Grzelak został doradcą finansowym i bardzo dobrze radzi sobie w swojej branży. Kiedy na świat przyszły córki: Paulina (24), a później Wiktoria (19), to on przejął nad nimi opiekę. – Jeżeli chodzi o czas, Danusia jest mamą niedzielną – mawiał. Aktorka żałuje, że nie było jej w życiu dzieci, zwłaszcza, kiedy były małe.

– Czas tak szybko minął i już nie wróci – wyznaje dziś ze smutkiem. Mąż odwoził dziewczynki do szkoły, na zajęcia dodatkowe, a kiedy wracały do domu, ich mama była już w teatrze. Tym bardziej jest Januszowi wdzięczna. – Lekcja, którą daje mi mąż: kochać kogoś to pozwolić mu żyć jego własnym życiem. Tak jak on pozwala mnie. Nie każe mi dokonywać wyborów pod swoje dyktando. Uczę się tego od niego – opowiadała.

 

W domu pomagała jej również mama Janusza, która zajmowała się przygotowywaniem posiłków na co dzień. Początki znajomości Danuty i Janusza nie zapowiadały długiego i szczęśliwego związku. Poznali się w pubie w Toruniu, do którego przyjechała na festiwal jako aktorka teatru szczecińskiego. On już tam siedział, kiedy weszła.

– Kolega, z którym przyszłam, przedstawił nas sobie. Janusz po 15 minutach zaproponował mi wspólny wyjazd na wakacje. Wyglądał jak chłopię z 10 lat ode mnie młodsze. Pomyślałam: „I cóż ty, synku, sobie wyobrażasz, że tak zarządzasz moim życiem?!”. Drażniła mnie ta jego natarczywość. Krępowała. Wpadł mi w oko, dlatego mnie wkurzał, że tak sobie swobodnie poczyna – wspominała Stenka.

Jej przyszły mąż w jednej chwili zrozumiał, że spotkał kobietę, która zostanie jego żoną. Do celu dążył uparcie i z determinacją, nie zważając na zamiłowanie Danusi do flirtowania z innymi. W końcu skradł jej serce.
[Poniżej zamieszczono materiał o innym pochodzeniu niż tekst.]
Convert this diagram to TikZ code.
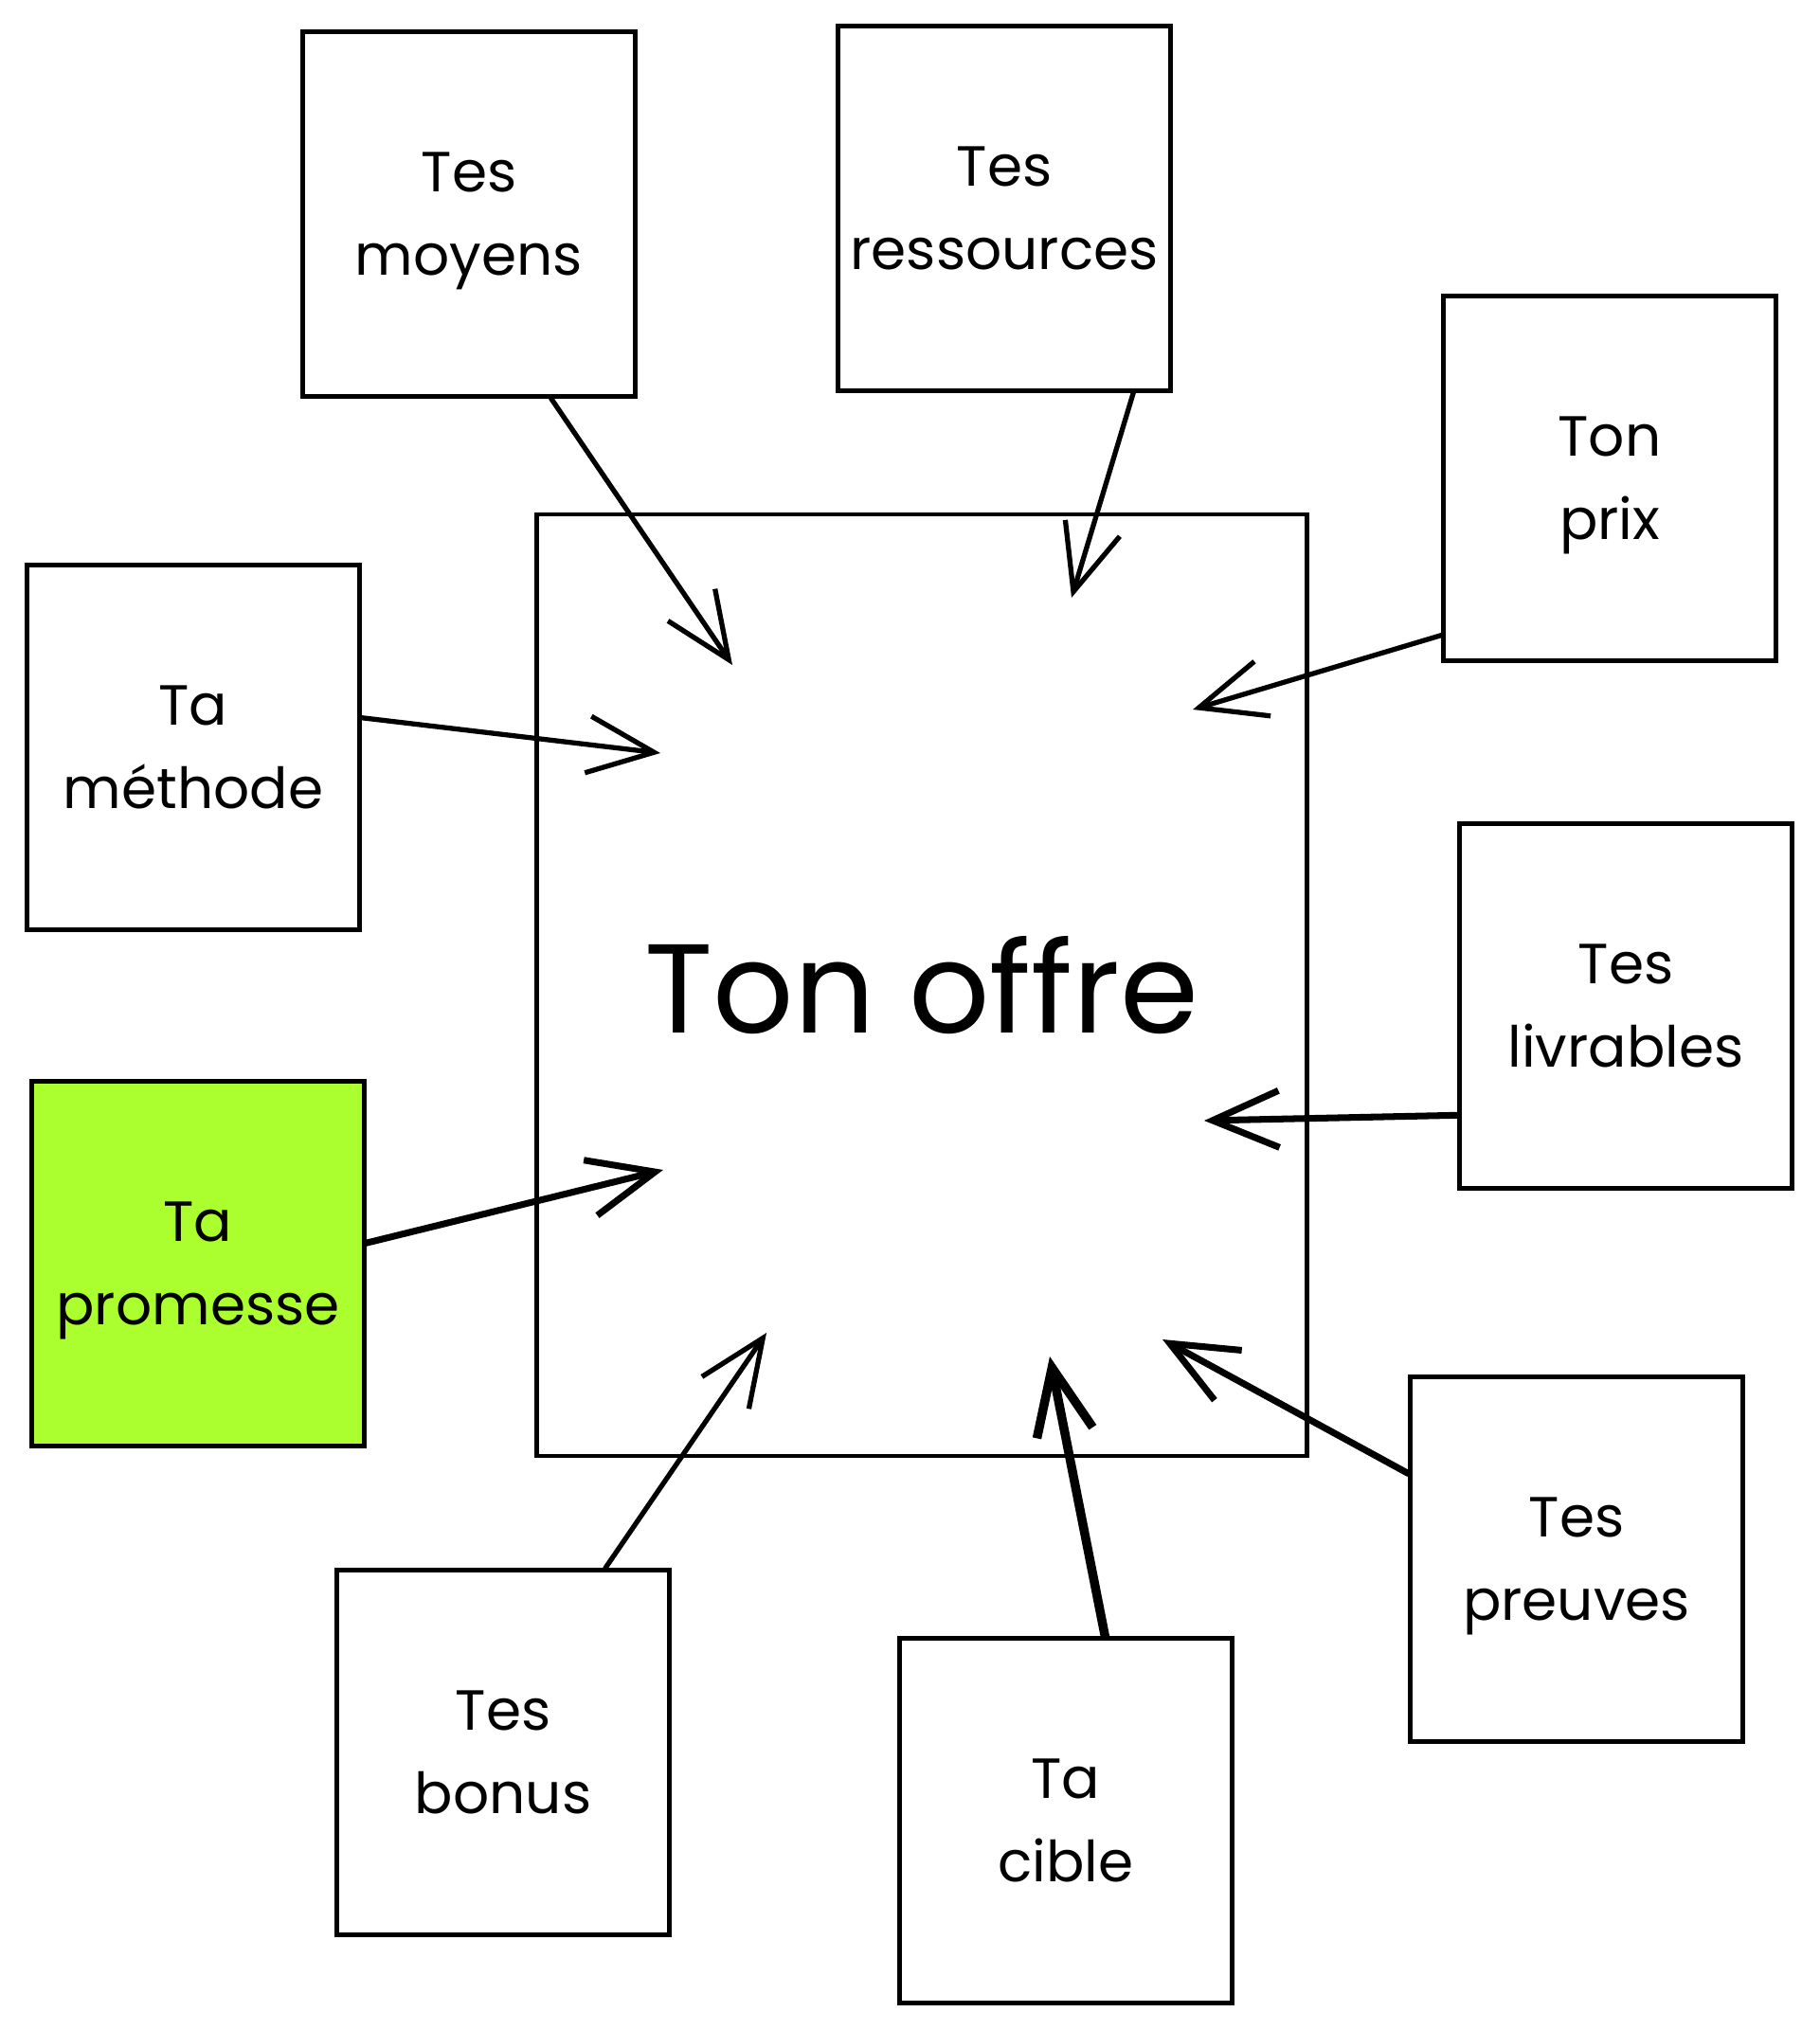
\documentclass[tikz,border=0pt]{standalone}
\usepackage{fontspec}
\setmainfont{Poppins}
\usetikzlibrary{arrows.meta}
\definecolor{promessegreen}{RGB}{171,255,46}

\begin{document}
\begin{tikzpicture}[
    x=0.01cm, y=-0.01cm,
    box/.style={draw, line width=1.4pt, align=center, minimum width=3.5cm, minimum height=3.84cm, inner sep=0pt, text depth=-6pt, font=\fontsize{17}{25}\selectfont},
    offer/.style={draw, line width=1.3pt, minimum width=8.12cm, minimum height=9.93cm, inner sep=0pt, font=\fontsize{38}{44}\selectfont},
    arrow/.style={-{Straight Barb[length=7mm, width=6mm]}, line width=1.5pt, line cap=round},
    heavy/.style={arrow, line width=2pt},
    heavier/.style={arrow, line width=2.7pt}
  ]
    \useasboundingbox (0,0) rectangle (1920,2143);
    \node[offer] (offre) at (973,1040) {Ton offre};
    \node[box] (moyens) at (495,226) {Tes\\moyens};
    \node[box] (ressources) at (1060,220) {Tes\\ressources};
    \node[box] (prix) at (1699,505) {Ton\\prix};
    \node[box] (methode) at (204,789) {Ta\\méthode};
    \node[box, fill=promessegreen] (promesse) at (209,1334) {Ta\\promesse};
    \node[box] (livrables) at (1716,1062) {Tes\\livrables};
    \node[box] (preuves) at (1664,1646) {Tes\\preuves};
    \node[box] (bonus) at (531,1850) {Tes\\bonus};
    \node[box] (cible) at (1125,1922) {Ta\\cible};
    % arrow tips inside the offer
    \coordinate (in-moyens) at (773,702);
    \coordinate (in-ressources) at (1131,631);
    \coordinate (in-prix) at (1259,749);
    \coordinate (in-methode) at (697,795);
    \coordinate (in-promesse) at (700,1235);
    \coordinate (in-livrables) at (1271,1183);
    \coordinate (in-preuves) at (1227,1414);
    \coordinate (in-bonus) at (809,1407);
    \coordinate (in-cible) at (1108,1432);
    \draw[arrow] (moyens.-66) -- (in-moyens);
    \draw[arrow] (ressources.-55) -- (in-ressources);
    \draw[arrow] (prix.-137) -- (in-prix);
    \draw[arrow] (methode.10) -- (in-methode);
    \draw[heavy] (promesse.7) -- (in-promesse);
    \draw[heavy] (livrables.-147) -- (in-livrables);
    \draw[heavy] (preuves.153) -- (in-preuves);
    \draw[arrow] (bonus.61) -- (in-bonus);
    \draw[heavier] (cible.78) -- (in-cible);
  \end{tikzpicture}
\end{document}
Najpierw wzięli ślub cywilny, a w październiku 1989 roku kościelny.

– Wierzę, że zostaliśmy wymyśleni dla siebie. Dwie połówki jabłka, które miały się spotkać – mówi aktorka. Miniony rok był dla niej bardzo trudny. Po powrocie do zdrowia, choć wychudzona, znowu występuje na deskach w niezwykle wyczerpującej, wspaniałej roli w „Matce Courage i jej dzieciach”.
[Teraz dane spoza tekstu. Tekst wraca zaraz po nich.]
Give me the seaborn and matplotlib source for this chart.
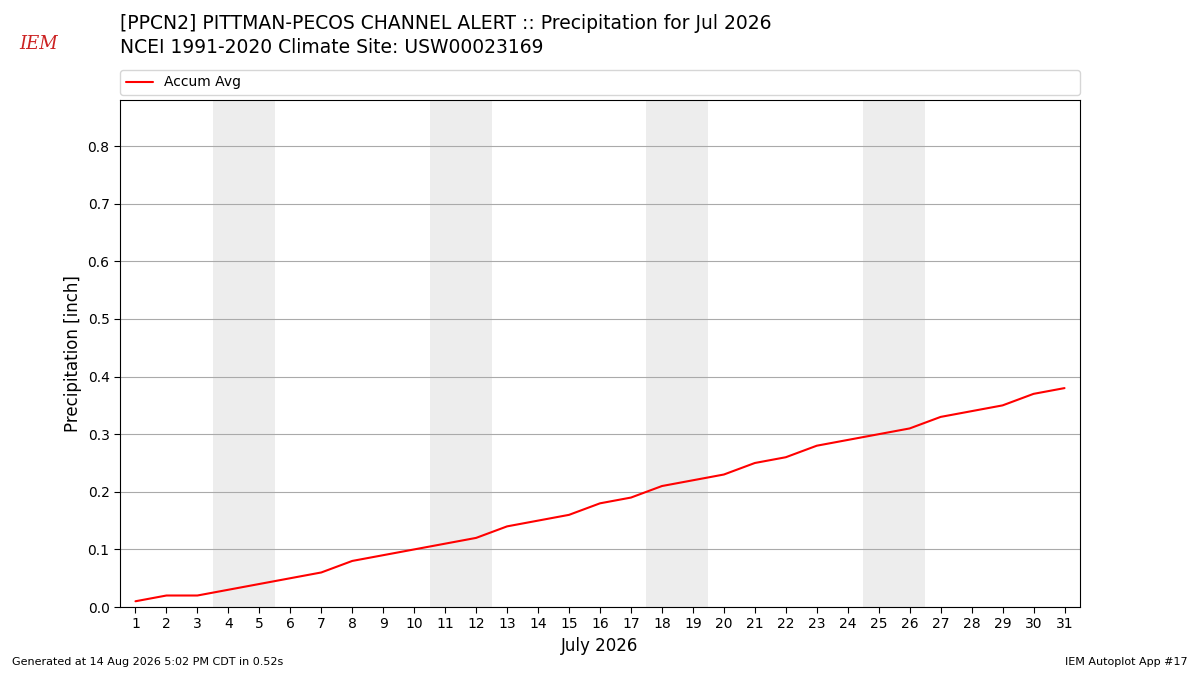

Na początku lutego zagra też monodram „Koncert życzeń” w teatrze Warlikowskiego. Docenia każdą chwilę, uważa, że każdy z nas ma swojego anioła stróża, ale z rezerwą mówi o przyszłości. – Nie składam sobie żadnych obietnic, nie rozliczam się z poprzedniego roku i nie przyrzekam niczego na kolejny – wyznaje.